ボス戦に於ける敵の動きや、イベント仕立ての戦闘など、見せ方が本当に上手いのだ。
一見するとSFC初期のようなちゃちくさい雰囲気なのだが
俄然見せ場となると台詞を喋ったり、暗転無しにアニメーション画面が展開したりと
とにかくイベントの演出に意外性があり、それが成功しているのである。
通常時の通行人の台詞がこなれていなかったり、見せ方がイマイチな部分もあるのだが、
それを考慮しても、渋みのあるグラフィックと演出は一見の価値があるほど独特で魅力的である。
特にビジュアルシーンに関しては、陰影とドットの使い方が絶妙で、同業者の多くはそれだけでも驚いたのではないだろうか。

ロード時間も画面切り替え時にちょっと待たされるぐらいで、戦闘&メニュー画面への切り替えは
ローディング無しなので、ストレスが溜まらない。
そういった核となる処理は非常にスピーディで好感が持てる。
戦闘時の演出が非常に良く、対面式だがFFのようになるたけグラフィカルに表現していて
ちょっと効果音が五月蠅い印象はあるが、非常に爽快(痛快)である。
メニュー画面についても、このころからやけにSFCを意識した物がPC-Eに増えてきていて
このゲームもそういう系統なのだが、PC-E特有の地味っぽさが払拭されていて使い勝手や見栄えが良い。

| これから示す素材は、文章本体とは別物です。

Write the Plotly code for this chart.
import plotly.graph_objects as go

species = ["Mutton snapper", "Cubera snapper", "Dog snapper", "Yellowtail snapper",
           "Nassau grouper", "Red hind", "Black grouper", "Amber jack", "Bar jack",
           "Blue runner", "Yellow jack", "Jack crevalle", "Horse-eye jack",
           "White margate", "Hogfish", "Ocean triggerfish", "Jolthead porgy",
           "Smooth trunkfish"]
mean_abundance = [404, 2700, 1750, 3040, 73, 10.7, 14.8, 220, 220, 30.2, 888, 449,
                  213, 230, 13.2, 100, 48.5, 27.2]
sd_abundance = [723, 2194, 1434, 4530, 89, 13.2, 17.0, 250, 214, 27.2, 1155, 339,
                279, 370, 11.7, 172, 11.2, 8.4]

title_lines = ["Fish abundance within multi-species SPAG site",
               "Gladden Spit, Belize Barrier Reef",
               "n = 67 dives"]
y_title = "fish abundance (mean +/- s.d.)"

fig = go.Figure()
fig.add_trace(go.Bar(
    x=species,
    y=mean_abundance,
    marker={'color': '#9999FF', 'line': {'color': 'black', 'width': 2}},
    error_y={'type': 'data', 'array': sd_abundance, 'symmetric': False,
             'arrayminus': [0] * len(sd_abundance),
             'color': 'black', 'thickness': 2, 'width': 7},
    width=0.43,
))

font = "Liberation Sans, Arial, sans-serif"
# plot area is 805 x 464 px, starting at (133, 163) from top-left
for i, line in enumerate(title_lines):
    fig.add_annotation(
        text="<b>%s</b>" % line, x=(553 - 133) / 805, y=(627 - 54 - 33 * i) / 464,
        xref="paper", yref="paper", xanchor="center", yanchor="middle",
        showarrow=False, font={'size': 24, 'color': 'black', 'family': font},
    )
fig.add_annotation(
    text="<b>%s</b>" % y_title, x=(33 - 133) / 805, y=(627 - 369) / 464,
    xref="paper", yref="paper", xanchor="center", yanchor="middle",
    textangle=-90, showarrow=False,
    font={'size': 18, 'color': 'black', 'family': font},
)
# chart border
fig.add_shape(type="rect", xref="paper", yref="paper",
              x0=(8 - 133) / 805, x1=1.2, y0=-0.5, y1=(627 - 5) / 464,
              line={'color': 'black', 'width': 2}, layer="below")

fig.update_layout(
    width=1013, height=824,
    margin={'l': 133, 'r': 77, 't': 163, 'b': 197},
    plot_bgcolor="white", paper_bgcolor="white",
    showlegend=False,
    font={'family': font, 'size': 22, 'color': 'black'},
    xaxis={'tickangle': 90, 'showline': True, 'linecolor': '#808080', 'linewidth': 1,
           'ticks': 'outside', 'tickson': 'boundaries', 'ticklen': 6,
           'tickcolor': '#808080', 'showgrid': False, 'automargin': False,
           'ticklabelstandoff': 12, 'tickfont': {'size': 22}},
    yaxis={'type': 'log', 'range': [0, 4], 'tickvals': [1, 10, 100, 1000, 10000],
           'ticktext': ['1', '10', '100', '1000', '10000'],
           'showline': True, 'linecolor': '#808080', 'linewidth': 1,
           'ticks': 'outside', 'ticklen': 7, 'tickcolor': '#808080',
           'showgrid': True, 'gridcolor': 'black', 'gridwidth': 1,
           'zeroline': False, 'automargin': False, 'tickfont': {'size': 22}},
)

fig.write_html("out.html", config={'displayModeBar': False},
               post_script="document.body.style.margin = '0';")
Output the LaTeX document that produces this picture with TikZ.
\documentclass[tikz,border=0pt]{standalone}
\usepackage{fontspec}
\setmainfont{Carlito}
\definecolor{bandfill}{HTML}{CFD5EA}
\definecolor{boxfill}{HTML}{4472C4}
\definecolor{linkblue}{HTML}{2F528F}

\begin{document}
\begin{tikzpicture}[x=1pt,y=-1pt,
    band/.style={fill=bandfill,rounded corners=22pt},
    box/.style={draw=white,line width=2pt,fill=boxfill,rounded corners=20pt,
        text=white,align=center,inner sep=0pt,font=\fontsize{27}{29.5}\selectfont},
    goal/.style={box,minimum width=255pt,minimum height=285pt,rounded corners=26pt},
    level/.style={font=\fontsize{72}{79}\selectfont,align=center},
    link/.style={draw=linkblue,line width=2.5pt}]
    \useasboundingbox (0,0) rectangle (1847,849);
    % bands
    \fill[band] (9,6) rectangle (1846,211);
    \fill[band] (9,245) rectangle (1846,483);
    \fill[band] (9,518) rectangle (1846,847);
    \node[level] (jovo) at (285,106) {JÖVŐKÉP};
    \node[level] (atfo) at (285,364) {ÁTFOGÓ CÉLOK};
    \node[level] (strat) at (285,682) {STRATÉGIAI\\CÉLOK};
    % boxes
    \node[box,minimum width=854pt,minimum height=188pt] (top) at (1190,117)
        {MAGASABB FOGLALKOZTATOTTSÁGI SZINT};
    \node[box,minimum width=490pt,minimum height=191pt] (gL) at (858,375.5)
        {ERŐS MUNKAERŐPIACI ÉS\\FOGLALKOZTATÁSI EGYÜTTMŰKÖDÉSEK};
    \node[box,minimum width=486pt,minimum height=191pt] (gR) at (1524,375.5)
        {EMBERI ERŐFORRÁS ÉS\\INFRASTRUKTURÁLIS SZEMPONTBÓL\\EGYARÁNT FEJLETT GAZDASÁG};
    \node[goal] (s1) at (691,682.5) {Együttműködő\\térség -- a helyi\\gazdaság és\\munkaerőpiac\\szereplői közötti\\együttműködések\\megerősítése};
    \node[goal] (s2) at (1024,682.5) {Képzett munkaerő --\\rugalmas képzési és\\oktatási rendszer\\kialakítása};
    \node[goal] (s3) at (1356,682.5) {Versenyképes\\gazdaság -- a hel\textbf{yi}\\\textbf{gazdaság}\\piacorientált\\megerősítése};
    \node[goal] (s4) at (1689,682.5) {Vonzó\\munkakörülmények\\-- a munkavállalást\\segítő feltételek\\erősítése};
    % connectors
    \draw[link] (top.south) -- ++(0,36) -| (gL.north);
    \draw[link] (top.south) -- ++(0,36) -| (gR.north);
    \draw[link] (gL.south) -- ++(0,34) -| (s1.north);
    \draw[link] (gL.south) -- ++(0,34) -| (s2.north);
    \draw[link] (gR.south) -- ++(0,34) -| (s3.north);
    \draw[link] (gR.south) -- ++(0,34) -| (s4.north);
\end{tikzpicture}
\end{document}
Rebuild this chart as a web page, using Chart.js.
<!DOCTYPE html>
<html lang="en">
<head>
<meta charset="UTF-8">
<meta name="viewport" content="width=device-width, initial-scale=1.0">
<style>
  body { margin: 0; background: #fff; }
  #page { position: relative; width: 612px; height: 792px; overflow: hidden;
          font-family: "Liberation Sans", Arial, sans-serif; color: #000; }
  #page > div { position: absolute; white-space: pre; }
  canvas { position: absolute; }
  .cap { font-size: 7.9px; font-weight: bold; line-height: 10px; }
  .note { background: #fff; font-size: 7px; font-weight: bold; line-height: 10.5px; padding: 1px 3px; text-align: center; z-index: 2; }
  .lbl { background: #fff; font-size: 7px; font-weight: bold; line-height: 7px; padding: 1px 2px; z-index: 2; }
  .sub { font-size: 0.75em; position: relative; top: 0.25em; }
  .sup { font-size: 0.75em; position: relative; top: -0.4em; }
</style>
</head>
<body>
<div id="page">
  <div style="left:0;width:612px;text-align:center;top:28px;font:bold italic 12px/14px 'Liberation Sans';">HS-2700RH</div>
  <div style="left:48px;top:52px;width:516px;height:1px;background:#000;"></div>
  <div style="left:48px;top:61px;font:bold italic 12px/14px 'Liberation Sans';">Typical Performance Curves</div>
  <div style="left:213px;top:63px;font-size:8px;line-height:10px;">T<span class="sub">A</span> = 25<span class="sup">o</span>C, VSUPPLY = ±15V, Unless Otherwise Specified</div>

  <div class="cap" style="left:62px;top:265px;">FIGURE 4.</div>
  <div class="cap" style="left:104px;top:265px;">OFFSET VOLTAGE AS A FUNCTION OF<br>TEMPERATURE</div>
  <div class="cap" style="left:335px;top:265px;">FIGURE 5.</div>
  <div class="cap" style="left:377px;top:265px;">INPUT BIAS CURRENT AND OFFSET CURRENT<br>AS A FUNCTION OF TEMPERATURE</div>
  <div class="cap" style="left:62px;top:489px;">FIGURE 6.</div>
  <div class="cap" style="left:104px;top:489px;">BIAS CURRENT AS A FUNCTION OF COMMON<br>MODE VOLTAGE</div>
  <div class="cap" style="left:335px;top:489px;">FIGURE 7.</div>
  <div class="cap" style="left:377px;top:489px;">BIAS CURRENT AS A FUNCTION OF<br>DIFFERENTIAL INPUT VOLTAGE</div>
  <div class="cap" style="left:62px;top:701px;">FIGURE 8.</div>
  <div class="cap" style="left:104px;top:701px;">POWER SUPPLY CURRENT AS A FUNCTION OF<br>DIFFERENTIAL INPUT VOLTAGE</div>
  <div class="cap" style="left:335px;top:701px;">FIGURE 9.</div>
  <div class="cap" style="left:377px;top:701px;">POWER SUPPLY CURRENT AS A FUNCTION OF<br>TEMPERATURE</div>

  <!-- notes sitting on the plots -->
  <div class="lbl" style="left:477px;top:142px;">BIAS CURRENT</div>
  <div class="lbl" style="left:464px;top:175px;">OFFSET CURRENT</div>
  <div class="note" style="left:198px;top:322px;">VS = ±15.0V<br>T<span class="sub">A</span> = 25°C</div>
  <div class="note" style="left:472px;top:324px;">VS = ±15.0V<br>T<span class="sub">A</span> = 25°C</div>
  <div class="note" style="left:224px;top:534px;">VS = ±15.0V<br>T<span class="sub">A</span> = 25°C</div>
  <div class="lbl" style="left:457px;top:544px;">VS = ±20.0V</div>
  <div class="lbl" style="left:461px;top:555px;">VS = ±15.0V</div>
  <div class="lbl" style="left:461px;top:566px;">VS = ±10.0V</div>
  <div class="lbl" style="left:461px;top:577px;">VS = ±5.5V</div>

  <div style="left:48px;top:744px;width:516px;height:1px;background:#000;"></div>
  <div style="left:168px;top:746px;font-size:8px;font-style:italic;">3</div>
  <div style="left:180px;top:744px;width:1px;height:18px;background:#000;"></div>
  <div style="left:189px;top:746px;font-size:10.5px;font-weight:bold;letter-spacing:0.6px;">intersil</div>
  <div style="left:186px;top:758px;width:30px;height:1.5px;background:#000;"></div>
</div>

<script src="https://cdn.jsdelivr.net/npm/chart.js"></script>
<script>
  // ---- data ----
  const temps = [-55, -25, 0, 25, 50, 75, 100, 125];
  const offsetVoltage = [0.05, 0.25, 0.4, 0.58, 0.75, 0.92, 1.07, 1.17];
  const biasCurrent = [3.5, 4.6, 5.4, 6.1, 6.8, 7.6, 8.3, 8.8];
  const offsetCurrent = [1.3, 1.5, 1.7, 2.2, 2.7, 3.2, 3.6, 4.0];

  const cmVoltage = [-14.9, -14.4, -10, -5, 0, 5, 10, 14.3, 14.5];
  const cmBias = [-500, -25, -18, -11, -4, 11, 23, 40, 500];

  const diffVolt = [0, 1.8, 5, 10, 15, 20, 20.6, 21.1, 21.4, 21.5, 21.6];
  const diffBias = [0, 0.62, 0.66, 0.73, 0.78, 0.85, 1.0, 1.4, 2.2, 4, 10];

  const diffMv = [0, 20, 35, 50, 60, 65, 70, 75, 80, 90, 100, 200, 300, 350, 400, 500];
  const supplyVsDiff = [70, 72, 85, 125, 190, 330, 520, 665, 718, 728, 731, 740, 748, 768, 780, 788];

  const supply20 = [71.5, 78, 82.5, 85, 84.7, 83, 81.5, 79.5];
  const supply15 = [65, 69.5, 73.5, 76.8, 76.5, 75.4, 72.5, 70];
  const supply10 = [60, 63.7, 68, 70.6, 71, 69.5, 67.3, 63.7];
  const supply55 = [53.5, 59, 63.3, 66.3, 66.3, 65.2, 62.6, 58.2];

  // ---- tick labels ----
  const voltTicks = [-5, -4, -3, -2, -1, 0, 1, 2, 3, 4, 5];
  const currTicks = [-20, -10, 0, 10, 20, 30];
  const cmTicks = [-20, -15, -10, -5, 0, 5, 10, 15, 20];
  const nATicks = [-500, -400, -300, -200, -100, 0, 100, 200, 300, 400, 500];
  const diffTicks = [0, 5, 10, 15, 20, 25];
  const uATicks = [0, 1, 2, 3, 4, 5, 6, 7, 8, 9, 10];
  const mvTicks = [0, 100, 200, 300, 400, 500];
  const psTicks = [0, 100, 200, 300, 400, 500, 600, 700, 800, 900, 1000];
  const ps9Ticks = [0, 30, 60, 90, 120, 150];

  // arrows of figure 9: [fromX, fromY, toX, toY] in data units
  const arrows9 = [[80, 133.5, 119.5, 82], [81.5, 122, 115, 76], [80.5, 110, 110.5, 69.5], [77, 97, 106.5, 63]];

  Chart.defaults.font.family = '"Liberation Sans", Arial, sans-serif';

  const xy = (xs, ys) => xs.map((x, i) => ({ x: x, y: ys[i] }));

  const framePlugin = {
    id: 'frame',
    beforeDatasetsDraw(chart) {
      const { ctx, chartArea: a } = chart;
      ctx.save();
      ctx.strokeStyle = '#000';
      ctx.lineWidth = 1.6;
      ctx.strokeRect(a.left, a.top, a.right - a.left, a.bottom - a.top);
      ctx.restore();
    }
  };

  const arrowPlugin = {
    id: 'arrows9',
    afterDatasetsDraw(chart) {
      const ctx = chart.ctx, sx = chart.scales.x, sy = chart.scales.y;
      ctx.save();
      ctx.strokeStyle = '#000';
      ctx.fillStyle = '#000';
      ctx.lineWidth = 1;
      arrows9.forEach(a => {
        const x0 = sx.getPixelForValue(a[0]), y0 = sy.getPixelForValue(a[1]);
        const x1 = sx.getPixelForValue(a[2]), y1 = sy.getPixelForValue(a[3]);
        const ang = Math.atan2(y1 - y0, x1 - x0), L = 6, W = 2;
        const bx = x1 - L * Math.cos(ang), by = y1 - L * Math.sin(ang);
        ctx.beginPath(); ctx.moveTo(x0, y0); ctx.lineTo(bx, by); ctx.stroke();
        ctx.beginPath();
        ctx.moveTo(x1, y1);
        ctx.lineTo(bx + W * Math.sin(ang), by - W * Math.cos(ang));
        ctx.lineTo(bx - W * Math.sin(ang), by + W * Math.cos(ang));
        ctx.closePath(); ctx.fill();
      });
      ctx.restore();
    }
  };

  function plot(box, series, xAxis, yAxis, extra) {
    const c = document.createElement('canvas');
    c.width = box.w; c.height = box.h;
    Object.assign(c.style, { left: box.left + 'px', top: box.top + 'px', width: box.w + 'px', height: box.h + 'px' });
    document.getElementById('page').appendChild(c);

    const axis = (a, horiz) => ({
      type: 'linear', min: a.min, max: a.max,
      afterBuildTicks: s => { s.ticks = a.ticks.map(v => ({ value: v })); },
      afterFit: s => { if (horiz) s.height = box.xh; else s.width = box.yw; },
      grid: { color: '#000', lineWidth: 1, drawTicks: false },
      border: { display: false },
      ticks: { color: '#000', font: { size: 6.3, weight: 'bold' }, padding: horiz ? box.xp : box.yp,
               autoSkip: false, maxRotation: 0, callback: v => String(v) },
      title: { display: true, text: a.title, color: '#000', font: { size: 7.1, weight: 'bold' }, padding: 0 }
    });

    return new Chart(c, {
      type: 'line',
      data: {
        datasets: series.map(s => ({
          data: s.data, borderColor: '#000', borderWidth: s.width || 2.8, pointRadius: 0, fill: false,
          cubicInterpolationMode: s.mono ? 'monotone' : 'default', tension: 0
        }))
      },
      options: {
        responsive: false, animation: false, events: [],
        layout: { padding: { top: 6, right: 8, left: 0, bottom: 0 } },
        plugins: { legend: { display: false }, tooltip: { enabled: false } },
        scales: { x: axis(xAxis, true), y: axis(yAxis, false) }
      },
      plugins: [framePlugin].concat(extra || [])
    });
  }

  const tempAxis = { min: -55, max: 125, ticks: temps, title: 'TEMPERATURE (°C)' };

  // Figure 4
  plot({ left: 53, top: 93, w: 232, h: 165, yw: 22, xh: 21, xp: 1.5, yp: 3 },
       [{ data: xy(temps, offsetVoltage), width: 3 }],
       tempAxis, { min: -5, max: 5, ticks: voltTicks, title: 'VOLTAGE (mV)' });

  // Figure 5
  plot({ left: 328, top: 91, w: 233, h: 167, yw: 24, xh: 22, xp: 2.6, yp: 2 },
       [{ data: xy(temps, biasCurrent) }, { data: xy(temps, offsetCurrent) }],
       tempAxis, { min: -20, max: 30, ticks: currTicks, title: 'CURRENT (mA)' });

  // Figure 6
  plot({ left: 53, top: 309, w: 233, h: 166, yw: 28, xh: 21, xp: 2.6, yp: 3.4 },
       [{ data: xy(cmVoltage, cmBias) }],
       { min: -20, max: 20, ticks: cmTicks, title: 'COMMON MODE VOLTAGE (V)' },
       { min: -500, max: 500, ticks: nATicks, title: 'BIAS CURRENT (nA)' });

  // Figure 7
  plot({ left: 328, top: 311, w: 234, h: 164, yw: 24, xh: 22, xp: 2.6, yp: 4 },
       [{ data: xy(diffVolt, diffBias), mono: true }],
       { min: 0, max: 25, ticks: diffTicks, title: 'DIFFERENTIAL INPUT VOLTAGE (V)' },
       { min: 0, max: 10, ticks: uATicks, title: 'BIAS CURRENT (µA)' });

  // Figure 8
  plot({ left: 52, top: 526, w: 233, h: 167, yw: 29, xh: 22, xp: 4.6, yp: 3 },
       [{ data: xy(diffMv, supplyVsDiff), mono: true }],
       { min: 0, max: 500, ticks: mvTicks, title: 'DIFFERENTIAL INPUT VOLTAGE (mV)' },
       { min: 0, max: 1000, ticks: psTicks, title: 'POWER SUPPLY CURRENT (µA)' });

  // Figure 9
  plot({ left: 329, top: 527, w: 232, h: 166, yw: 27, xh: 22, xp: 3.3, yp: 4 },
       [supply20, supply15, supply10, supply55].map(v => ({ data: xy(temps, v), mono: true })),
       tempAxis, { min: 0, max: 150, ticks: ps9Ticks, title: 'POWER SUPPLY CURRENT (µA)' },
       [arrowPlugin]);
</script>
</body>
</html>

また、ダンジョン周りのギミックもかなり練り込まれていて、
エンカウントが多い感じはしたが、マンネリを感じることなく最後まで遊ぶことが出来る。

やはり本来シューティング畑の人間が今まで経験したことのないRPGを作ると、
既存の決まり事をぶち破るようなことを平気でやってきて、
その点で本作は成功していて、非常に新鮮味のあるゲーム。
恐らくここまで完成させるのに相当苦心したはずである。